**GOAL OF THE EXERCISE:** Transcribe everything in the data word for word. Pictures are left out.

**MATERIAL PROVIDED:**
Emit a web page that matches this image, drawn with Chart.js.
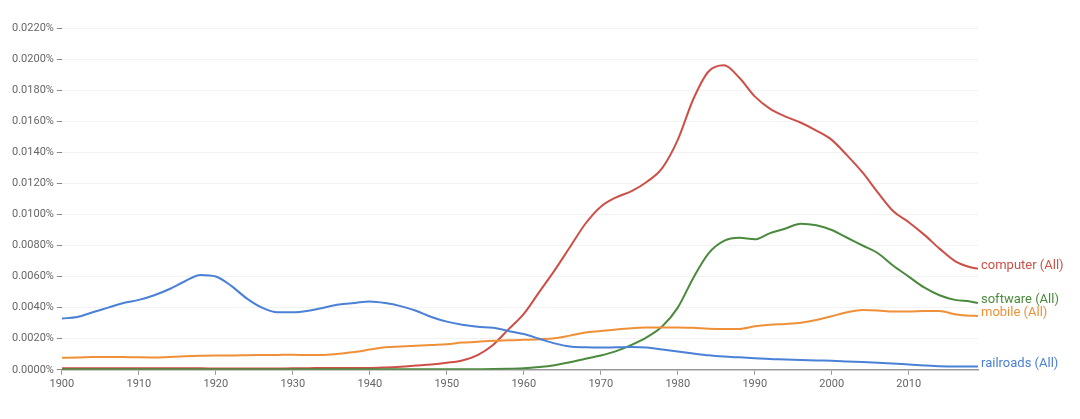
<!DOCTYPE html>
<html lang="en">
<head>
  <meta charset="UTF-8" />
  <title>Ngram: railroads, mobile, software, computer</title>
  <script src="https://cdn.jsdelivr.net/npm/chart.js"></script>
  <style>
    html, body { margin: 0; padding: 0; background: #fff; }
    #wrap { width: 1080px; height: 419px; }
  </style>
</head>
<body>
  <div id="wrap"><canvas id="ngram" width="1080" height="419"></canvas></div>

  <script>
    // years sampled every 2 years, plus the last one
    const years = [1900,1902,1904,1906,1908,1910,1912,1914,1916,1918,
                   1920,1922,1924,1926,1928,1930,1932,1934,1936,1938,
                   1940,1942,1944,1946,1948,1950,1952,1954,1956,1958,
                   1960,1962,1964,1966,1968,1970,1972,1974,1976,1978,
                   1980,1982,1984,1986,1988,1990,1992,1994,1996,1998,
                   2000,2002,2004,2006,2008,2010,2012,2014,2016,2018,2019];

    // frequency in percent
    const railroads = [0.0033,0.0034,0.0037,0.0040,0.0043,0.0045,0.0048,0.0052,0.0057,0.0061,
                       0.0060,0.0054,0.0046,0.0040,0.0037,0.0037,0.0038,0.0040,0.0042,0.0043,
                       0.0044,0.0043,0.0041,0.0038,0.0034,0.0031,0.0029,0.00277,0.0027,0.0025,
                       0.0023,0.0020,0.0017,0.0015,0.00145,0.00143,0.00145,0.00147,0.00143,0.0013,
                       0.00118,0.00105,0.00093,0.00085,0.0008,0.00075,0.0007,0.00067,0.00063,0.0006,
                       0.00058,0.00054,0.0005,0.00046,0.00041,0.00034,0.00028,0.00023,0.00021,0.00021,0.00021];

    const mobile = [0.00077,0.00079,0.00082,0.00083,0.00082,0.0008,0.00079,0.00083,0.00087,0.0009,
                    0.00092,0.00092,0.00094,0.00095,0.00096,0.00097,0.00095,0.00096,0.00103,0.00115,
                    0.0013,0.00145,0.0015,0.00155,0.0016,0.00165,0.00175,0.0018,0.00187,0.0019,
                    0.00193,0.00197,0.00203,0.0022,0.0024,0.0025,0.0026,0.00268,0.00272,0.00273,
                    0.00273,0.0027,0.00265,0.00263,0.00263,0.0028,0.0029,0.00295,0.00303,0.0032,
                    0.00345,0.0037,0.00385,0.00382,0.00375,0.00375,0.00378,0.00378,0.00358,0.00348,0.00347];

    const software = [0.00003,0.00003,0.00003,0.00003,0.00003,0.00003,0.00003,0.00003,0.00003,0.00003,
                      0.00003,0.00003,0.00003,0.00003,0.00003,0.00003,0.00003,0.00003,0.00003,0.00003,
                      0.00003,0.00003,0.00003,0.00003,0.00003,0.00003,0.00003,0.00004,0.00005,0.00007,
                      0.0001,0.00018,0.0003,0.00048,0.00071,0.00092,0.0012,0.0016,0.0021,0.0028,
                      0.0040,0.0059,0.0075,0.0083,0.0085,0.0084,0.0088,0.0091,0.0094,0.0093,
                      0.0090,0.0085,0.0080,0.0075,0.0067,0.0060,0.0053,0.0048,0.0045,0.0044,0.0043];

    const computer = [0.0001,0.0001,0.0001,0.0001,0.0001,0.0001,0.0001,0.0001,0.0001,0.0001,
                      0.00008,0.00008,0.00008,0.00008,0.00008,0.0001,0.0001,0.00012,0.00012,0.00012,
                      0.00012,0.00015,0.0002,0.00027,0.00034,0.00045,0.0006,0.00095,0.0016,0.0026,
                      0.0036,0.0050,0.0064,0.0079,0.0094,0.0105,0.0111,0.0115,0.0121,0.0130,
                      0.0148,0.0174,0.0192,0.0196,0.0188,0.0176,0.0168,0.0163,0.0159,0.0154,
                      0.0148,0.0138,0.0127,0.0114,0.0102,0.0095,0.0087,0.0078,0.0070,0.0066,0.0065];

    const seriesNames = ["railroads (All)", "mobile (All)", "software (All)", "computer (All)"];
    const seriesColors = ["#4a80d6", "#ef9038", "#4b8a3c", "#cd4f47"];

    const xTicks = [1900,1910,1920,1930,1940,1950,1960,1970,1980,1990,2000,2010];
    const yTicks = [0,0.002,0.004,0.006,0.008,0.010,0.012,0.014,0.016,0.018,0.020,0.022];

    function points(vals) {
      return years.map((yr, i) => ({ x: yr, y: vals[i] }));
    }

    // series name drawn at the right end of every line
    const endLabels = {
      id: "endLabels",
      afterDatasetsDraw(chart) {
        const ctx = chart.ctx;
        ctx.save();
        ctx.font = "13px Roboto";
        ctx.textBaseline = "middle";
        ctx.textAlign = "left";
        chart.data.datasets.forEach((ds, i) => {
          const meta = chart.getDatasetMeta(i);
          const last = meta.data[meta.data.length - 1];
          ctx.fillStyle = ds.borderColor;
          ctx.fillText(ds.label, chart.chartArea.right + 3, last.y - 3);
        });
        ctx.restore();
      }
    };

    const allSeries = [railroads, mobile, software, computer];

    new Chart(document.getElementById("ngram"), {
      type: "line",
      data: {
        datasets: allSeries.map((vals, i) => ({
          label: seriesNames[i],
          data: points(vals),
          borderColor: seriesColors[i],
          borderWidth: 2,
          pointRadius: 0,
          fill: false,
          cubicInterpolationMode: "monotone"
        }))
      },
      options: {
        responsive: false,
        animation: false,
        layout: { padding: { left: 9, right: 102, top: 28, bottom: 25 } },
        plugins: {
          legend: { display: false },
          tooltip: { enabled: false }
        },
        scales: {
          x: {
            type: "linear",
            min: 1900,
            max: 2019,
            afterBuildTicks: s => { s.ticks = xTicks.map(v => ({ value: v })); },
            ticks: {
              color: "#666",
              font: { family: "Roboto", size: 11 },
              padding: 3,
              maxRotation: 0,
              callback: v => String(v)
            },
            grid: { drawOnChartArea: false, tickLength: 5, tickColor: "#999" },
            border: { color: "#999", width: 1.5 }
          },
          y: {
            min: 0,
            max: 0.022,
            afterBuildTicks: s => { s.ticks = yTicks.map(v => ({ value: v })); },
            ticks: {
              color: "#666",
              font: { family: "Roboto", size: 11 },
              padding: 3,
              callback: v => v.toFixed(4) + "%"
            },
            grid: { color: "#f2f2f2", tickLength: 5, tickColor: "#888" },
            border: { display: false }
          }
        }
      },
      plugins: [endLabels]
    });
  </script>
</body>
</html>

**ANSWER TO THIS TASK:**
Emit a web page that matches this image, drawn with Chart.js.
<!DOCTYPE html>
<html lang="en">
<head>
  <meta charset="UTF-8" />
  <title>Ngram: railroads, mobile, software, computer</title>
  <script src="https://cdn.jsdelivr.net/npm/chart.js"></script>
  <style>
    html, body { margin: 0; padding: 0; background: #fff; }
    #wrap { width: 1080px; height: 419px; }
  </style>
</head>
<body>
  <div id="wrap"><canvas id="ngram" width="1080" height="419"></canvas></div>

  <script>
    // years sampled every 2 years, plus the last one
    const years = [1900,1902,1904,1906,1908,1910,1912,1914,1916,1918,
                   1920,1922,1924,1926,1928,1930,1932,1934,1936,1938,
                   1940,1942,1944,1946,1948,1950,1952,1954,1956,1958,
                   1960,1962,1964,1966,1968,1970,1972,1974,1976,1978,
                   1980,1982,1984,1986,1988,1990,1992,1994,1996,1998,
                   2000,2002,2004,2006,2008,2010,2012,2014,2016,2018,2019];

    // frequency in percent
    const railroads = [0.0033,0.0034,0.0037,0.0040,0.0043,0.0045,0.0048,0.0052,0.0057,0.0061,
                       0.0060,0.0054,0.0046,0.0040,0.0037,0.0037,0.0038,0.0040,0.0042,0.0043,
                       0.0044,0.0043,0.0041,0.0038,0.0034,0.0031,0.0029,0.00277,0.0027,0.0025,
                       0.0023,0.0020,0.0017,0.0015,0.00145,0.00143,0.00145,0.00147,0.00143,0.0013,
                       0.00118,0.00105,0.00093,0.00085,0.0008,0.00075,0.0007,0.00067,0.00063,0.0006,
                       0.00058,0.00054,0.0005,0.00046,0.00041,0.00034,0.00028,0.00023,0.00021,0.00021,0.00021];

    const mobile = [0.00077,0.00079,0.00082,0.00083,0.00082,0.0008,0.00079,0.00083,0.00087,0.0009,
                    0.00092,0.00092,0.00094,0.00095,0.00096,0.00097,0.00095,0.00096,0.00103,0.00115,
                    0.0013,0.00145,0.0015,0.00155,0.0016,0.00165,0.00175,0.0018,0.00187,0.0019,
                    0.00193,0.00197,0.00203,0.0022,0.0024,0.0025,0.0026,0.00268,0.00272,0.00273,
                    0.00273,0.0027,0.00265,0.00263,0.00263,0.0028,0.0029,0.00295,0.00303,0.0032,
                    0.00345,0.0037,0.00385,0.00382,0.00375,0.00375,0.00378,0.00378,0.00358,0.00348,0.00347];

    const software = [0.00003,0.00003,0.00003,0.00003,0.00003,0.00003,0.00003,0.00003,0.00003,0.00003,
                      0.00003,0.00003,0.00003,0.00003,0.00003,0.00003,0.00003,0.00003,0.00003,0.00003,
                      0.00003,0.00003,0.00003,0.00003,0.00003,0.00003,0.00003,0.00004,0.00005,0.00007,
                      0.0001,0.00018,0.0003,0.00048,0.00071,0.00092,0.0012,0.0016,0.0021,0.0028,
                      0.0040,0.0059,0.0075,0.0083,0.0085,0.0084,0.0088,0.0091,0.0094,0.0093,
                      0.0090,0.0085,0.0080,0.0075,0.0067,0.0060,0.0053,0.0048,0.0045,0.0044,0.0043];

    const computer = [0.0001,0.0001,0.0001,0.0001,0.0001,0.0001,0.0001,0.0001,0.0001,0.0001,
                      0.00008,0.00008,0.00008,0.00008,0.00008,0.0001,0.0001,0.00012,0.00012,0.00012,
                      0.00012,0.00015,0.0002,0.00027,0.00034,0.00045,0.0006,0.00095,0.0016,0.0026,
                      0.0036,0.0050,0.0064,0.0079,0.0094,0.0105,0.0111,0.0115,0.0121,0.0130,
                      0.0148,0.0174,0.0192,0.0196,0.0188,0.0176,0.0168,0.0163,0.0159,0.0154,
                      0.0148,0.0138,0.0127,0.0114,0.0102,0.0095,0.0087,0.0078,0.0070,0.0066,0.0065];

    const seriesNames = ["railroads (All)", "mobile (All)", "software (All)", "computer (All)"];
    const seriesColors = ["#4a80d6", "#ef9038", "#4b8a3c", "#cd4f47"];

    const xTicks = [1900,1910,1920,1930,1940,1950,1960,1970,1980,1990,2000,2010];
    const yTicks = [0,0.002,0.004,0.006,0.008,0.010,0.012,0.014,0.016,0.018,0.020,0.022];

    function points(vals) {
      return years.map((yr, i) => ({ x: yr, y: vals[i] }));
    }

    // series name drawn at the right end of every line
    const endLabels = {
      id: "endLabels",
      afterDatasetsDraw(chart) {
        const ctx = chart.ctx;
        ctx.save();
        ctx.font = "13px Roboto";
        ctx.textBaseline = "middle";
        ctx.textAlign = "left";
        chart.data.datasets.forEach((ds, i) => {
          const meta = chart.getDatasetMeta(i);
          const last = meta.data[meta.data.length - 1];
          ctx.fillStyle = ds.borderColor;
          ctx.fillText(ds.label, chart.chartArea.right + 3, last.y - 3);
        });
        ctx.restore();
      }
    };

    const allSeries = [railroads, mobile, software, computer];

    new Chart(document.getElementById("ngram"), {
      type: "line",
      data: {
        datasets: allSeries.map((vals, i) => ({
          label: seriesNames[i],
          data: points(vals),
          borderColor: seriesColors[i],
          borderWidth: 2,
          pointRadius: 0,
          fill: false,
          cubicInterpolationMode: "monotone"
        }))
      },
      options: {
        responsive: false,
        animation: false,
        layout: { padding: { left: 9, right: 102, top: 28, bottom: 25 } },
        plugins: {
          legend: { display: false },
          tooltip: { enabled: false }
        },
        scales: {
          x: {
            type: "linear",
            min: 1900,
            max: 2019,
            afterBuildTicks: s => { s.ticks = xTicks.map(v => ({ value: v })); },
            ticks: {
              color: "#666",
              font: { family: "Roboto", size: 11 },
              padding: 3,
              maxRotation: 0,
              callback: v => String(v)
            },
            grid: { drawOnChartArea: false, tickLength: 5, tickColor: "#999" },
            border: { color: "#999", width: 1.5 }
          },
          y: {
            min: 0,
            max: 0.022,
            afterBuildTicks: s => { s.ticks = yTicks.map(v => ({ value: v })); },
            ticks: {
              color: "#666",
              font: { family: "Roboto", size: 11 },
              padding: 3,
              callback: v => v.toFixed(4) + "%"
            },
            grid: { color: "#f2f2f2", tickLength: 5, tickColor: "#888" },
            border: { display: false }
          }
        }
      },
      plugins: [endLabels]
    });
  </script>
</body>
</html>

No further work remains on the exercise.